Moon Shifts Position on THAAD After N.Korean Missile Test

      July 31, 2017 12:48

      President Moon Jae-in is showing signs of shifting his dovish position on North Korea and the deployment of a Terminal High-Altitude Area Defense battery here after North Korea's latest missile test.

      Moon was briefed about the North's latest intercontinental missile launch at 11:50 p.m. on Friday night, just minutes after the provocation, and called a meeting of the National Security Council at 1 a.m. Saturday.

      "The latest missile launch could lead to fundamental changes in the Northeast Asian security structure," Moon said. He called on officials to consider "our own sanctions against North Korea."

      South Korean and U.S. forces conducted joint exercises aimed at intercepting North Korea's missiles on Sunday. Seoul also proposed to revise limits imposed by the U.S. on the range and payload of South Korea's own missiles. The government wants raise the maximum payload from the current 500 kg to 1 ton.

      President Moon Jae-in chairs a National Security Council meeting at Cheong Wa Dae in Seoul on Saturday. /Newsis

      Cheong Wa Dae also said it will temporarily permit the deployment of four more THAAD missile launchers from the U.S. After the first two launchers were deployed in Seongju, North Gyeongsang Province earlier this year, the new Moon administration postponed the deployment of the other four pending a procedural review.

      But now Cheong Wa Dae says the environmental study, which had been omitted in the last administration's rush to push the deployment through before it was out of office, can proceed while the launchers are deployed. If there are problems they can always be removed again.
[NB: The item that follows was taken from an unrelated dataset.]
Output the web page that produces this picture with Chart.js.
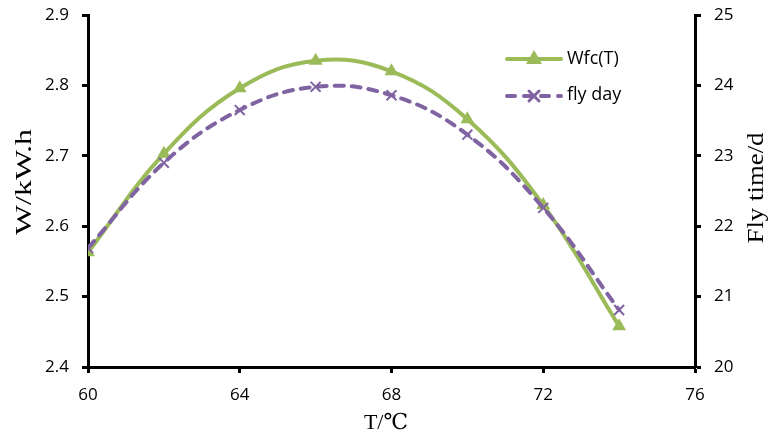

      A Cheong Wa Dae official said, "There is clearly no chance of North Korea halting its provocations, so the deployment of the additional THAAD batteries is effectively a foregone conclusion, regardless of the environmental study."

      Another high-ranking Cheong Wa Dae official said, "North Korea has approached the red line. This is the time to apply maximum pressure on North Korea, but that does not mean the doors of communication are completely shut."

      However, most Cheong Wa Dae insiders admit that there is no realistic point in pushing for talks with the North under present conditions.